Barcellona. L'armata del terrore, le nostre città: non possiamo assuefarci all'orrore
Una ragazza nella Plaza de Catalunya intona – e, a ragione o a torto, poteva essere altro? – Imagine di John Lennon, attorniata da una folla muta e commossa, dalle fiammelle tremolanti delle centinaia di ceri deposti dalla pietà di una città ferita in un tratto di marciapiede eletto a sede del dolore e del ricordo.
Accade a Barcellona, così come è accaduto a Nizza, a Monaco, a Copenaghen, a Londra, Tunisi, Parigi, Stoccolma, Bruxelles, Manchester, in tanti luoghi in cui la banalità del male ha lasciato il proprio segno. Può sembrare paradossale, ma il pericolo più grave per l’Europa che assiste sgomenta alla replica infinita dei barbari attentati nei confronti della folla inerme non è l’incapacità o la difficoltà di prevenirli: il rischio maggiore per noi sta diventando quello dell’assuefazione. Fenomeno, lo sappiamo, fisiologico: la somministrazione ripetuta di un farmaco (o di una droga) nell’organismo può finire per diminuirne o annullarne gli effetti. In parte lo stiamo facendo anche noi con il terrorismo, incanalando il dolore e la solidarietà in una liturgia scandita da gesti inevitabili e obbligati, che se da un lato ha l’intento di rammentare ai nemici della nostra civiltà che non saranno i loro camion-killer, le loro lame affilate, i loro kalashnikov a cambiare le nostre vite, dall’altro ci sta progressivamente addestrando a un oblio cui è sempre più facile ricorrere, come se tra l’esperienza tragica vissuta e il vulnus che ha prodotto nell’anima e nella memoria non occorresse più che lo spazio di un mattino per deporne il ricordo lontano da noi.
Questa rischiosa assuefazione va di pari passo (sembrerebbe quasi vi sia un nesso, una reazione in qualche modo uguale e contraria) con la mutazione genetica del terrorismo jihadista che ha insanguinato in questi ultimi anni le contrade d’Europa fino a fargli perdere ogni legame diretto con il califfato e con al-Qaeda. Mutazione che con il senno di poi avremmo potuto intravvedere già una dozzina d’anni fa all’epoca dei casseurs francesi, giovani immigrati di terza generazione che incendiavano la banlieue come risposta estrema al disagio sociale nel quale versava (e versa tuttora) gran parte dei maghrebini in terra europea. Ma il passaggio dalla ribellione giovanile degli emarginati del Maghreb, traditi da una società che li tagliava fuori dalla modernità e dal benessere, al germinare insidioso di un radicalismo ammantato di fanatismo religioso si è rivelata un’incubazione di breve durata. Il modello stesso del sedicente Califfato è stato poco più che una suggestione.

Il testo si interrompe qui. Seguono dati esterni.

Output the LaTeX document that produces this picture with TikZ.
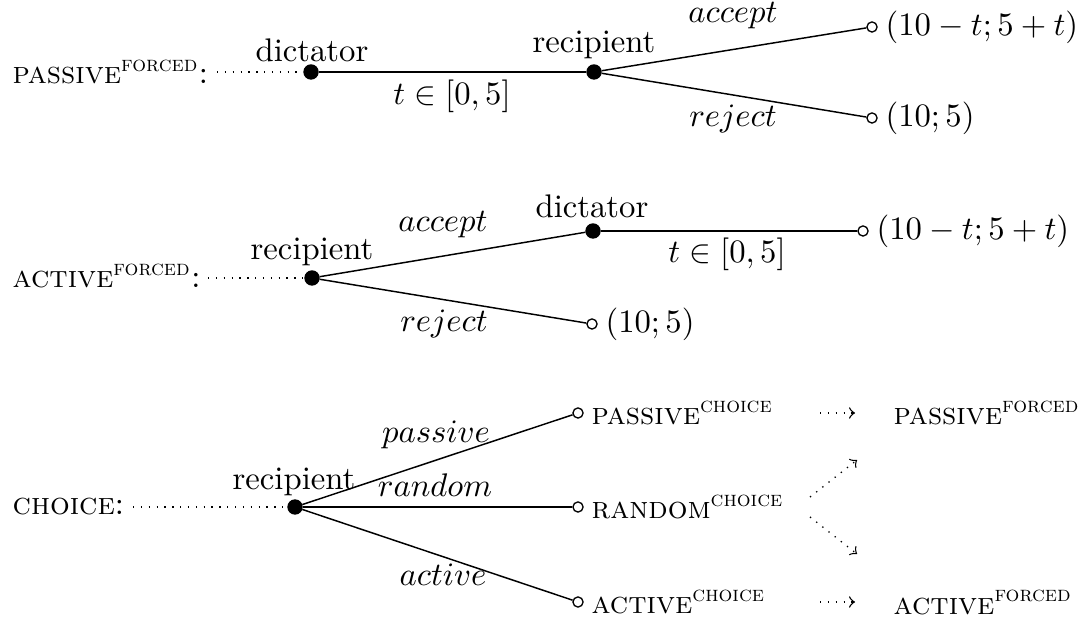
\documentclass[tikz,border=0pt]{standalone}
\usepackage{amsmath}
\tikzset{
  decision/.style={circle, fill=black, draw=black, inner sep=0pt, minimum size=4.3pt},
  terminal/.style={circle, draw=black, fill=white, inner sep=0pt, minimum size=3.1pt},
  tag/.style={anchor=base, inner sep=0pt},
  outcome/.style={inner sep=0pt, xshift=2.2pt},
  branch/.style={line width=0.45pt},
  lead/.style={dotted},
  shiftarrow/.style={dotted, ->},
}
% game name in small capitals with its variant raised after it
\newcommand{\game}[2]{{\fontsize{9.5}{11}\selectfont\textsc{#1}$^{\textsc{#2}}$}}

\begin{document}
\begin{tikzpicture}[x=0.3058pt, y=-0.3058pt]
\useasboundingbox (0,0) rectangle (1091,619);

% ---------- passive, forced ----------
\node[tag, anchor=base west] (passiveF) at (12,84) {\game{passive}{forced}:};
\coordinate (lead1) at (217,72);
\node[decision] (d1) at (311,72) {};
\node[decision] (r1) at (594,72) {};
\node[terminal, label={[outcome]right:$(10-t;5+t)$}] (acc1) at (872,27) {};
\node[terminal, label={[outcome]right:$(10;5)$}] (rej1) at (872,118) {};
\draw[lead] (lead1) -- (d1);
\draw[branch] (d1) -- (r1);
\draw[branch] (r1) -- (acc1);
\draw[branch] (r1) -- (rej1);
\node[tag] (d1name) at (312,62) {dictator};
\node[tag] (r1name) at (594,53) {recipient};
\node[tag] (t1) at (452,105) {$t\in[0,5]$};
\node[tag] (acc1lab) at (733,23) {$accept$};
\node[tag] (rej1lab) at (733,127) {$reject$};

% ---------- active, forced ----------
\node[tag, anchor=base west] (activeF) at (12,288) {\game{active}{forced}:};
\coordinate (lead2) at (208,278);
\node[decision] (r2) at (312,278) {};
\node[decision] (d2) at (593,231) {};
\node[terminal, label={[outcome]right:$(10-t;5+t)$}] (end2) at (863,231) {};
\node[terminal, label={[outcome]right:$(10;5)$}] (rej2) at (592,324) {};
\draw[lead] (lead2) -- (r2);
\draw[branch] (r2) -- (d2);
\draw[branch] (r2) -- (rej2);
\draw[branch] (d2) -- (end2);
\node[tag] (r2name) at (312,260) {recipient};
\node[tag] (d2name) at (592,218) {dictator};
\node[tag] (acc2lab) at (443,232) {$accept$};
\node[tag] (rej2lab) at (444,332) {$reject$};
\node[tag] (t2) at (727,263) {$t\in[0,5]$};

% ---------- choice ----------
\node[tag, anchor=base west] (choice) at (12,515) {{\fontsize{9.5}{11}\selectfont\textsc{choice}}:};
\coordinate (lead3) at (133,507);
\node[decision] (r3) at (295,507) {};
\node[terminal, label={[outcome]right:\game{passive}{choice}}] (pc) at (578,413) {};
\node[terminal, label={[outcome]right:\game{random}{choice}}] (rc) at (578,507) {};
\node[terminal, label={[outcome]right:\game{active}{choice}}] (ac) at (578,602) {};
\draw[lead] (lead3) -- (r3);
\draw[branch] (r3) -- (pc);
\draw[branch] (r3) -- (rc);
\draw[branch] (r3) -- (ac);
\node[tag] (r3name) at (294,490) {recipient};
\node[tag] (paslab) at (436,443) {$passive$};
\node[tag] (ranlab) at (435,497) {$random$};
\node[tag] (actlab) at (443,586) {$active$};

% games each choice leads to
\node[tag, anchor=base west] (pf) at (893,425) {\game{passive}{forced}};
\node[tag, anchor=base west] (af) at (893,614) {\game{active}{forced}};
\coordinate (p0) at (820,413);
\coordinate (p1) at (855,413);
\coordinate (a0) at (820,602);
\coordinate (a1) at (855,602);
\coordinate (u0) at (810,497);
\coordinate (u1) at (857,460);
\coordinate (l0) at (810,517);
\coordinate (l1) at (857,554);
\draw[shiftarrow] (p0) -- (p1);
\draw[shiftarrow] (a0) -- (a1);
\draw[shiftarrow] (u0) -- (u1);
\draw[shiftarrow] (l0) -- (l1);
\end{tikzpicture}
\end{document}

Oggi il distacco deideologizzato dalle parole d’ordine del Daesh (che se pure ampiamente sconfitto sul terreno s’intitola puntualmente ogni gesto terroristico, dalla strage sulla Promenade des Anglais al solitario con il coltello che compie la propria intifada di sangue) si traduce in un jihadismo fai-da-te che agisce in proprio, come una force de frappe autoctona di tragica e fumosa ispirazione islamista, dove ai foreign fighters bene addestrati e induriti dalla "campagne" di Siria, Afghanistan, Iraq e Libia si mescolano piccole colonie di giovanissimi nutriti di odio e al contempo indifferenti – al di là dei proclami – a ogni credo. In altri tempi li avremmo definiti "nichilisti", ma il termine ci pare quasi troppo nobile.
Ed è con questa armata delle tenebre, nascosta e incistata nelle pieghe dimenticate dell’opulenta e spesso indifferente Europa, che dobbiamo fare i conti. Sapendo che non bastano più le vecchie e usurate categorie per classificare un fenomeno in continua evoluzione (in fondo, non si comportano così anche i ceppi mutanti dei virus influenzali?) e che i ritardi e le responsabilità nell’aver affrontato il fenomeno sono anche nostre, come nostra – intesa come europei – è stata la colpevole miopia verso i grandi cambiamenti che si affacciavano all’orizzonte. Di fronte ai quali ogni impegno è necessario a condizione di evitare l’unico vero grande pericolo: quello di assuefarsi.